Health Matters
Picturing Students’ Ideals and Practices of Health in Wellington Through a Photo Essay
DOI:
https://doi.org/10.60837/curare.v1i1.8892Schlagworte:
health, adulthood, youth, visual methods, photo essayAbstract
What are the pillars of your personal ideals of health? How did they form, and what do they show about yourself and your society? But more importantly, do your ideals match your practices? A third-year cohort of students studying Medical Anthropology at Te Herenga Waka Victoria University of Wellington, New Zealand, answered these questions in the form of a photo essay. Students found this activity both discomforting and revelatory at the same time.
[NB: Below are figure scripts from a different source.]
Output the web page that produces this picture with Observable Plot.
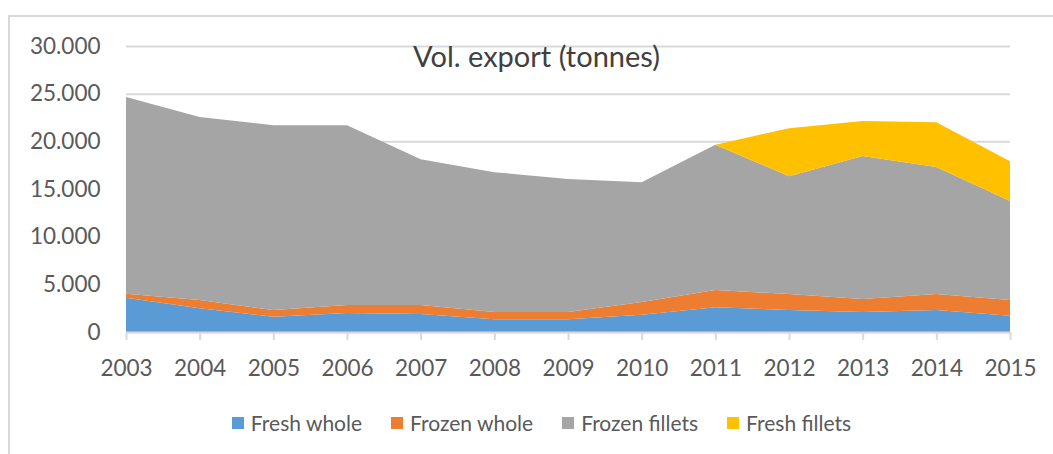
<!DOCTYPE html>
<html>
<head>
<meta charset="utf-8">
<script src="https://cdn.jsdelivr.net/npm/d3@7"></script>
<script src="https://cdn.jsdelivr.net/npm/@observablehq/plot@0.6"></script>
<style>
  html, body { margin: 0; padding: 0; background: #fff; }
  #wrap { position: relative; width: 1053px; height: 454px; overflow: hidden; font-family: Lato, "Open Sans", sans-serif; color: #595959; }
  #frame { position: absolute; left: 8px; top: 15px; width: 1100px; height: 500px; border-left: 2px solid #d9d9d9; border-top: 2px solid #d9d9d9; box-sizing: border-box; }
  #chart { position: absolute; left: 0; top: 0; }
  #title { position: absolute; left: 0; width: 1073px; top: 38px; text-align: center; font-size: 29px; line-height: 36px; color: #404040; }
  #legend { position: absolute; left: 0; width: 1083px; top: 409px; display: flex; justify-content: center; gap: 29px; font-size: 21px; line-height: 28px; }
  .item { display: flex; align-items: center; gap: 7px; }
  .sw { width: 12px; height: 12px; display: inline-block; }
</style>
</head>
<body>
<div id="wrap">
  <div id="frame"></div>
  <div id="chart"></div>
  <div id="title">Vol. export (tonnes)</div>
  <div id="legend"></div>
</div>
<script>
const years = [2003, 2004, 2005, 2006, 2007, 2008, 2009, 2010, 2011, 2012, 2013, 2014, 2015];
const seriesNames = ["Fresh whole", "Frozen whole", "Frozen fillets", "Fresh fillets"];
const seriesColors = ["#5B9BD5", "#ED7D31", "#A5A5A5", "#FFC000"];
const freshWhole    = [3600, 2500, 1600, 2000, 1900, 1350, 1350, 1800, 2600, 2300, 2100, 2300, 1700];
const frozenWhole   = [400, 850, 700, 830, 930, 750, 750, 1340, 1800, 1680, 1360, 1680, 1650];
const frozenFillets = [20650, 19190, 19400, 18870, 15300, 14670, 13940, 12580, 15250, 12370, 14990, 13320, 10380];
const freshFillets  = [0, 0, 0, 0, 0, 0, 0, 0, 0, 5030, 3670, 4710, 4190];
const yTicks = [0, 5000, 10000, 15000, 20000, 25000, 30000];

const seriesValues = [freshWhole, frozenWhole, frozenFillets, freshFillets];
const data = [];
seriesNames.forEach((name, i) => {
  years.forEach((yr, j) => data.push({year: yr, series: name, value: seriesValues[i][j]}));
});

const fmt = d => d3.format(",")(d).replace(/,/g, ".");

const plot = Plot.plot({
  width: 1053,
  height: 400,
  marginLeft: 126,
  marginRight: 43,
  marginTop: 46,
  marginBottom: 68,
  style: {fontFamily: "Lato, 'Open Sans', sans-serif", background: "transparent"},
  x: {domain: [2003, 2015]},
  y: {domain: [0, 30000]},
  color: {domain: seriesNames, range: seriesColors},
  marks: [
    Plot.gridY(yTicks, {stroke: "#d9d9d9", strokeOpacity: 1, strokeWidth: 2}),
    Plot.areaY(data, {x: "year", y: "value", fill: "series", z: "series", order: seriesNames}),
    Plot.ruleY([0], {stroke: "#d9d9d9", strokeWidth: 2}),
    Plot.axisX(years, {tickSize: 8, tickPadding: 20, tickFormat: d => String(d), stroke: "#d9d9d9", fill: "#595959", fontSize: 22.5, label: null, strokeWidth: 2}),
    Plot.axisY(yTicks, {tickSize: 0, tickPadding: 26, tickFormat: fmt, fill: "#595959", fontSize: 22.5, label: null})
  ]
});
document.getElementById("chart").appendChild(plot);

const legend = document.getElementById("legend");
seriesNames.forEach((name, i) => {
  const item = document.createElement("div");
  item.className = "item";
  const sw = document.createElement("span");
  sw.className = "sw";
  sw.style.background = seriesColors[i];
  const lab = document.createElement("span");
  lab.textContent = name;
  item.appendChild(sw);
  item.appendChild(lab);
  legend.appendChild(item);
});
</script>
</body>
</html>
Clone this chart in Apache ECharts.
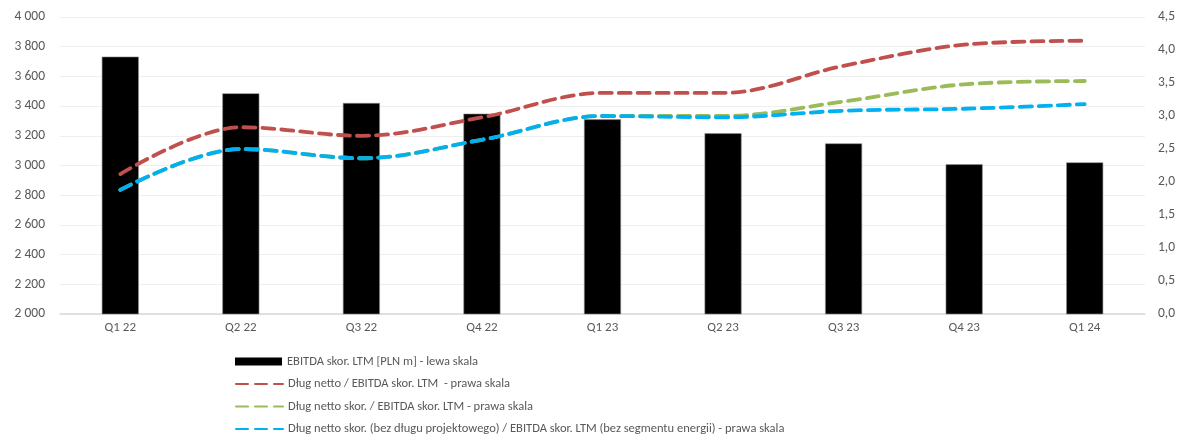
<!DOCTYPE html>
<html>
<head>
<meta charset="utf-8">
<script src="https://cdn.jsdelivr.net/npm/echarts@6/dist/echarts.min.js"></script>
<style>
html,body{margin:0;padding:0;background:#fff;}
#c{width:1189px;height:437px;}
</style>
</head>
<body>
<div id="c"></div>
<script>
const categories = ['Q1 22','Q2 22','Q3 22','Q4 22','Q1 23','Q2 23','Q3 23','Q4 23','Q1 24'];
const ebitda = [3733, 3486, 3421, 3349, 3311, 3217, 3149, 3008, 3021];
const debtRatio = [2.12, 2.83, 2.70, 2.98, 3.35, 3.35, 3.76, 4.08, 4.14];
const debtAdjRatio = [1.88, 2.50, 2.36, 2.64, 3.00, 3.00, 3.22, 3.48, 3.53];
const debtExclRatio = [1.88, 2.50, 2.36, 2.64, 3.00, 2.98, 3.08, 3.11, 3.18];
const names = [
  'EBITDA skor. LTM [PLN m] - lewa skala',
  'Dług netto / EBITDA skor. LTM  - prawa skala',
  'Dług netto skor. / EBITDA skor. LTM - prawa skala',
  'Dług netto skor. (bez długu projektowego) / EBITDA skor. LTM (bez segmentu energii) - prawa skala'
];

const FONT = 'Carlito, Lato, "Liberation Sans", sans-serif';
const chart = echarts.init(document.getElementById('c'), null, {renderer:'canvas'});
const dash = [12, 7];
const lineSeries = (name, data, color) => ({
  name, type:'line', yAxisIndex:1, data, smooth:0.35, symbol:'none',
  lineStyle:{color, width:3.8, type:dash, cap:'round'},
  itemStyle:{color}
});
const legendTops = [355, 377.5, 400, 422.5];
const legends = names.map((n, i) => ({
  orient:'horizontal', left:235, top:legendTops[i], padding:0,
  itemWidth:47, itemHeight:i === 0 ? 8 : 10, itemGap:5,
  textStyle:{color:'#595959', fontSize:12.5, fontFamily:FONT},
  data:[ i === 0
    ? {name:n, icon:'rect', itemStyle:{borderWidth:0}}
    : {name:n, itemStyle:{color:'rgba(0,0,0,0)', borderColor:'rgba(0,0,0,0)', borderWidth:0}} ]
}));
chart.setOption({
  animation:false,
  textStyle:{fontFamily:FONT},
  grid:{left:60, right:44, top:17, bottom:123},
  xAxis:{
    type:'category', data:categories,
    axisLine:{lineStyle:{color:'#d9d9d9', width:1.5}},
    axisTick:{show:false},
    axisLabel:{color:'#595959', fontSize:13, margin:7, fontFamily:FONT}
  },
  yAxis:[{
    type:'value', min:2000, max:4000, interval:200,
    axisLine:{show:false}, axisTick:{show:false},
    splitLine:{lineStyle:{color:'#efefef'}},
    axisLabel:{color:'#595959', fontSize:13.5, margin:15, fontFamily:FONT,
      formatter:v=>String(v).replace(/\B(?=(\d{3})+(?!\d))/g,' ')}
  },{
    type:'value', min:0, max:4.5, interval:0.5,
    axisLine:{show:false}, axisTick:{show:false}, splitLine:{show:false},
    axisLabel:{color:'#595959', fontSize:13.5, margin:13, fontFamily:FONT,
      formatter:v=>v.toFixed(1).replace('.',',')}
  }],
  legend:legends,
  series:[
    {name:names[0], type:'bar', data:ebitda, barWidth:37,
     itemStyle:{color:'#000', borderColor:'#8c8c8c', borderWidth:0.6}},
    lineSeries(names[1], debtRatio, '#C0504D'),
    lineSeries(names[2], debtAdjRatio, '#9BBB59'),
    lineSeries(names[3], debtExclRatio, '#00B0F0')
  ]
});
</script>
</body>
</html>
They had to go through a self-discovery journey where their approaches and ideas of health were self-scrutinised. In the process, rebellion, anger, and dissatisfaction, as well as feelings of defiance, self-improvement, self-care, and self-reconstruction emerged. Stressing the notion of ‘self’, and the role of outside agents, including substances, landscapes, and relationships with others in their daily choices, these accounts reveal a difficult world that students have to navigate each with their specific bodies and genetics, as they transition to the next stages of adulthood. This work provides novel insights into some problematic aspects of health experiences among university students in Aotearoa New Zealand and their agentive responses. The paper concludes with a reflection on the pedagogic and self-reflective processes initiated by this assignment’s design, with instructions to the assignment provided as an appendix.